Кэт передала мужу вторую бутылку пива и снова села рядом с ним.
– К черту его мать. Она собиралась убить Его.
– Его?
– Ребенка. Его. Ее. Неважно.
Мужчина уставился на Стива. Встал.
– Хорошо, тогда давайте посмотрим на нее. Давайте посмотрим на эту... эту вашу выводковую кобылу!
– Мне не нравится твой тон, МакКанн.
– Мне тоже не нравится твой выбор слов. Ребенок – это не оно. Материнство – это благословенное состояние, и вы не можете просто взять и похитить с улицы выбранную вами мать. Где она? В подвале? Там вы держите своих похищенных?
Мужчина дрожал от гнева.
Самодовольный маленький ублюдок.
Он погрозил пальцем им обоим и направился к двери в подвал.
– Исаия 7:3. Исправьте свои пути и дела, все вы, блудницы и осквернители...
Что-то внутри Стивена отчаянно вздрогнуло, и он поднялся с дивана, потянулся за второй бутылкой, и вдруг почувствовал себя вооружённым и чертовски опасным.

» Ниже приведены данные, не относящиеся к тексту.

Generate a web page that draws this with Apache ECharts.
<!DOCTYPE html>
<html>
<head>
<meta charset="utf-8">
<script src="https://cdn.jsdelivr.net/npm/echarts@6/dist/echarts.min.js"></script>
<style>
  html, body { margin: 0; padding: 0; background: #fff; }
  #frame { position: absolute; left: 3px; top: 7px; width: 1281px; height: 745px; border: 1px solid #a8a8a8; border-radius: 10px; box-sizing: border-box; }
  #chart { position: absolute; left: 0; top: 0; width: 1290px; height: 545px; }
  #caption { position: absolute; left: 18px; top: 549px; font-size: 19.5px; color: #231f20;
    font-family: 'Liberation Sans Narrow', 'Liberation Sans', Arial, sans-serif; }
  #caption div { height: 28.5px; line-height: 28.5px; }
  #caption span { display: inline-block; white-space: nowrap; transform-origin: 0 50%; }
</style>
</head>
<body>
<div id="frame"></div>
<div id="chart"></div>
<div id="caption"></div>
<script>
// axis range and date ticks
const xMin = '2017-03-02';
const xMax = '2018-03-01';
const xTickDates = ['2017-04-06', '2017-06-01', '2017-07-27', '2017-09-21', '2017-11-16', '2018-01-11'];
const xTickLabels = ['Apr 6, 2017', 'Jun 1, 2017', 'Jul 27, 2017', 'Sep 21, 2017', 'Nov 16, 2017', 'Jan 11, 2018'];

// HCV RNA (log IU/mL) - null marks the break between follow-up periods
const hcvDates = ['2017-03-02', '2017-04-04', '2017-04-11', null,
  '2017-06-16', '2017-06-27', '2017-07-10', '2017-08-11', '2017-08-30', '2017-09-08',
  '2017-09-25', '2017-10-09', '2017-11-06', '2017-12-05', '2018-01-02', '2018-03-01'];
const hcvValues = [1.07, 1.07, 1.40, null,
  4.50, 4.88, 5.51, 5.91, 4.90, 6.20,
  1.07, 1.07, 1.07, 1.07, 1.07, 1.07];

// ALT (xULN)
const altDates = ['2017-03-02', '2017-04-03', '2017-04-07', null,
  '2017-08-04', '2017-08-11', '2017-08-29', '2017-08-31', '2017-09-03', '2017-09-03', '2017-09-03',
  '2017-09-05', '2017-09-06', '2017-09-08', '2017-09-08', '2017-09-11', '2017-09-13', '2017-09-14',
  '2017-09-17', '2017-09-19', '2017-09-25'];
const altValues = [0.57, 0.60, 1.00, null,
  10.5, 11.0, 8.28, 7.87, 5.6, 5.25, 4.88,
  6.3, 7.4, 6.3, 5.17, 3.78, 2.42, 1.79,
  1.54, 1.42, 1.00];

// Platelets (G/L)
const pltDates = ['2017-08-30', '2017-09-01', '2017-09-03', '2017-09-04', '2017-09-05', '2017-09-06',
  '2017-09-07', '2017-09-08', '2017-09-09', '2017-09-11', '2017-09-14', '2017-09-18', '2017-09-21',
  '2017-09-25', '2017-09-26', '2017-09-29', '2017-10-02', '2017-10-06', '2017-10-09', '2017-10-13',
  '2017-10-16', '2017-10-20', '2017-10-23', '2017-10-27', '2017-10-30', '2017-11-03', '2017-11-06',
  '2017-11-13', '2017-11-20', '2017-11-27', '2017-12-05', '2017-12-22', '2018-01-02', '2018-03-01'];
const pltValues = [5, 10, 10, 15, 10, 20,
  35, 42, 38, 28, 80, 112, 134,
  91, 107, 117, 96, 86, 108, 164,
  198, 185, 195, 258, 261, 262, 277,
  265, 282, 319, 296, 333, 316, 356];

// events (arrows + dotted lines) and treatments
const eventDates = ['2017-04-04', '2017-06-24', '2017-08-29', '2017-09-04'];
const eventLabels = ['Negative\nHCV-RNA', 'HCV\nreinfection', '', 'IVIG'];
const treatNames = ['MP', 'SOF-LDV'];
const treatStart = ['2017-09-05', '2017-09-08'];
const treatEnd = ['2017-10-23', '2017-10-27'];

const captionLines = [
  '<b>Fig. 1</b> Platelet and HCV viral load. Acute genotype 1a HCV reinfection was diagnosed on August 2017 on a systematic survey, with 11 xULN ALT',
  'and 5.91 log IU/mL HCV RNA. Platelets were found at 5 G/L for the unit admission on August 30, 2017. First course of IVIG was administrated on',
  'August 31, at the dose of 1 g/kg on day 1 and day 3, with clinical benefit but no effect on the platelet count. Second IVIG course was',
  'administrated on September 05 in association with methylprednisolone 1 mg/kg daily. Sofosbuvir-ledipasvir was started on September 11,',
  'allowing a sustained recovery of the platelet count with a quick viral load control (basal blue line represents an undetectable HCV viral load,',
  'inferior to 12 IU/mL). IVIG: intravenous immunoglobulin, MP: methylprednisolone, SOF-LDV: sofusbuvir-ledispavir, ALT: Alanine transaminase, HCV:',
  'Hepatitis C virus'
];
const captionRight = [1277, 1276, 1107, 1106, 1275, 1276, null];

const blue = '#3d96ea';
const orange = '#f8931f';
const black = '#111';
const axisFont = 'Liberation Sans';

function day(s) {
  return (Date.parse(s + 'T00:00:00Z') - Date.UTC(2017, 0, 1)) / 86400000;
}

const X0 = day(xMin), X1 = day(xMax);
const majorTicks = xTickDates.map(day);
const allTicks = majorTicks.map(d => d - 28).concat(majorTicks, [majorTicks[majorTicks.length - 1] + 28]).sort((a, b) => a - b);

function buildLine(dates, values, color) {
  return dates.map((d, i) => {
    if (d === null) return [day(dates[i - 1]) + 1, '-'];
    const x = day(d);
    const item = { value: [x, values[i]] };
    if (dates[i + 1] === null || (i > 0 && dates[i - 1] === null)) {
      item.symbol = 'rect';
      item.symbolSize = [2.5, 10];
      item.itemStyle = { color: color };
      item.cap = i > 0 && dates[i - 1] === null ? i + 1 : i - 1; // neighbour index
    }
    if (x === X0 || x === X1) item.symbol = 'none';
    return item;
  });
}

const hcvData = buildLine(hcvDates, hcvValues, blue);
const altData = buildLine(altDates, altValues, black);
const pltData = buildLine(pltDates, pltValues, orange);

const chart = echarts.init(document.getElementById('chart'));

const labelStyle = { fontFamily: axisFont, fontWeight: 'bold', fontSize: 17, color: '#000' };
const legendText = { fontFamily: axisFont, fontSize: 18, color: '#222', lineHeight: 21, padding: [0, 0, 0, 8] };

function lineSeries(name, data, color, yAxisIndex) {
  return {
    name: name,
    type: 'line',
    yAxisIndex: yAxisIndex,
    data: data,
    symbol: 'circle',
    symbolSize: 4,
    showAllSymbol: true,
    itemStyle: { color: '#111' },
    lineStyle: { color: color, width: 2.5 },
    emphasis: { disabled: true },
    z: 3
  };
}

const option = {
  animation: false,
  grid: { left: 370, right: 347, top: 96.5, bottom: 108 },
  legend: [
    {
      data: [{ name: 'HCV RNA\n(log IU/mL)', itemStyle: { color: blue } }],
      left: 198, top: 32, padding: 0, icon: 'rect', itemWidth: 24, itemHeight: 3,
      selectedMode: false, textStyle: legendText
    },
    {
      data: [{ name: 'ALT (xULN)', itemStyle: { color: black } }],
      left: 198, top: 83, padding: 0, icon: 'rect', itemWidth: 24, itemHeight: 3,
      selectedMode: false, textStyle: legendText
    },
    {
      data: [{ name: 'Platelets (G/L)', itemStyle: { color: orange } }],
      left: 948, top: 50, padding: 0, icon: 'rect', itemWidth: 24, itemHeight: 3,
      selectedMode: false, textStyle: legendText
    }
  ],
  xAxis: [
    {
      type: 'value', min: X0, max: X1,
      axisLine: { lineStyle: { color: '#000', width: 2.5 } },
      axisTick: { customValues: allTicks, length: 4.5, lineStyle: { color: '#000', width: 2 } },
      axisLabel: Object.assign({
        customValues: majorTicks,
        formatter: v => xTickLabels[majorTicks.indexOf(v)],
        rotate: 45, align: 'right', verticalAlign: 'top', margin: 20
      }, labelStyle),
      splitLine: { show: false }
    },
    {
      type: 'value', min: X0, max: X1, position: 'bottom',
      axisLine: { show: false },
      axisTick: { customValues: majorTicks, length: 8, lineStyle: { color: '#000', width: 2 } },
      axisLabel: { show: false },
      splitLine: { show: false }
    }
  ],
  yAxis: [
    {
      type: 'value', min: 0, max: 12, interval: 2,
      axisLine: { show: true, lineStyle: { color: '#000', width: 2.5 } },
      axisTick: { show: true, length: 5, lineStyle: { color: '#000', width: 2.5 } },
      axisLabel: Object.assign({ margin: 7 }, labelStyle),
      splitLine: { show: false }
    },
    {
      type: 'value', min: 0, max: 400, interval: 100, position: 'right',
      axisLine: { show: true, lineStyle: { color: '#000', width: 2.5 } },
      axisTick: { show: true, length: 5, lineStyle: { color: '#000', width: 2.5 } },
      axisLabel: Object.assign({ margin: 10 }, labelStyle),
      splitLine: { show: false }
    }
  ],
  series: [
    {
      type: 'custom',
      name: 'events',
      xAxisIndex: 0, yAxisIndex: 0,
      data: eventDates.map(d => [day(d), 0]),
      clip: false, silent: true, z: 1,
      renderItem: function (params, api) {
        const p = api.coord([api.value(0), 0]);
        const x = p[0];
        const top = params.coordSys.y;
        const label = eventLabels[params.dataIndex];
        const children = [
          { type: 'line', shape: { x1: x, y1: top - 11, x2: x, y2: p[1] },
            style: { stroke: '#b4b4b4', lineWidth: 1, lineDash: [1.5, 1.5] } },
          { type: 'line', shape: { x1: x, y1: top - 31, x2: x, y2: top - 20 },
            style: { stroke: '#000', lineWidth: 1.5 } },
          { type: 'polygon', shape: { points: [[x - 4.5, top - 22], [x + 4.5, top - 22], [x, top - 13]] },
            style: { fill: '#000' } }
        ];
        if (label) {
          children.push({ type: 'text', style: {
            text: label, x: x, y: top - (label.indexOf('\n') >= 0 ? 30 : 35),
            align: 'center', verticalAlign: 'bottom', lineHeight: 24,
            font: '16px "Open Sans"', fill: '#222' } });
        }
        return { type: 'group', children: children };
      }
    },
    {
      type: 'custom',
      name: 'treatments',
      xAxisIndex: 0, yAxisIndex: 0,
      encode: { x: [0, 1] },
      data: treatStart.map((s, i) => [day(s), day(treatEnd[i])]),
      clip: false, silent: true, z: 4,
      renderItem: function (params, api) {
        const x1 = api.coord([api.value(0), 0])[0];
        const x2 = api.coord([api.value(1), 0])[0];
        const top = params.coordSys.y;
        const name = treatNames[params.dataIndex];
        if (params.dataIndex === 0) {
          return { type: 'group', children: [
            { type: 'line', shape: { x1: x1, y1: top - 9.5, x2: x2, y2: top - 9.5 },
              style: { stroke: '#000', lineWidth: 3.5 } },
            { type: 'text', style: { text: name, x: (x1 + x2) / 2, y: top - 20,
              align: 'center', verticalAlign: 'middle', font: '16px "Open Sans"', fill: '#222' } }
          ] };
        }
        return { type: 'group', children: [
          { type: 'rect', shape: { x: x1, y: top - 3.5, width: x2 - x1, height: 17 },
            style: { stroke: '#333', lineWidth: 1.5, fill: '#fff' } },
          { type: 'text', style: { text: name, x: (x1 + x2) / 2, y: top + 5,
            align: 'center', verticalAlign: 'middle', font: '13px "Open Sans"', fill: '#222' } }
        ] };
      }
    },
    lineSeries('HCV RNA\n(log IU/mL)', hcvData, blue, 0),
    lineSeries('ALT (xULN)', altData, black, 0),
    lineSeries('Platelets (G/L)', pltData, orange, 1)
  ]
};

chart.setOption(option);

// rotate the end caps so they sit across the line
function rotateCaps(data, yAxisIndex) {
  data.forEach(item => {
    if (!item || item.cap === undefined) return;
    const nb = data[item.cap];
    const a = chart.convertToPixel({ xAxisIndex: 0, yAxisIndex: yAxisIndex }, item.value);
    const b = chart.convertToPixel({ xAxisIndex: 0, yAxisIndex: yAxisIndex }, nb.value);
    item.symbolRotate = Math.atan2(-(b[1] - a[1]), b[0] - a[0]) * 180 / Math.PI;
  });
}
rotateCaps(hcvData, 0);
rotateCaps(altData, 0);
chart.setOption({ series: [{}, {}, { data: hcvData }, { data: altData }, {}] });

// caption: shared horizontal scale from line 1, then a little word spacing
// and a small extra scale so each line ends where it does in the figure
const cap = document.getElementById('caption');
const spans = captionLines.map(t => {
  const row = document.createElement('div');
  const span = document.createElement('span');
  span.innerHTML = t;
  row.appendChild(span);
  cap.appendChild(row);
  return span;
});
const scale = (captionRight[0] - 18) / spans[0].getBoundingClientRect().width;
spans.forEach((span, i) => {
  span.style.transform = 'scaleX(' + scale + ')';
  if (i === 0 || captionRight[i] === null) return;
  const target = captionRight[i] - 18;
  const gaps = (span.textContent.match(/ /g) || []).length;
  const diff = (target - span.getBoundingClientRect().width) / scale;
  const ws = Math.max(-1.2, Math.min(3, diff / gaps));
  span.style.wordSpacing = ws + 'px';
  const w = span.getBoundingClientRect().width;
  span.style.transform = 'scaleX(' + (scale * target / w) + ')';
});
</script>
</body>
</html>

С бутылки капал конденсат, он взял ее за горлышко и с размаху опустил пустую бутылку на голову ночного гостя, почувствовал удар, услышал и увидел, как она разбилась, а потом снова посмотрел на свою руку. Внезапно усеченное горлышко бутылки воткнулось зазубренным концом и глубоко вошло в его кисть между большим и указательным пальцами. Он поднял голову и увидел, что гость повернулся, пытаясь что-то сказать, схватил другую, целую бутылку, и, замахнувшись, ударил ею прямо ему в лицо.
Это было своего рода волшебство, – подумал он, – что может сделать простая стеклянная бутылка.
В одно мгновение лицо МакКанна было полно ярости и негодования, а в другое – удивления и боли, потому что вторая бутылка тоже разбилась, но на этот раз попав тому в челюсть, огромный осколок коричневого стекла пробил верхнюю губу и вышел через щеку, пенистая слюна и кровь смешались в ярко-розовую слизь, стекая по подбородку.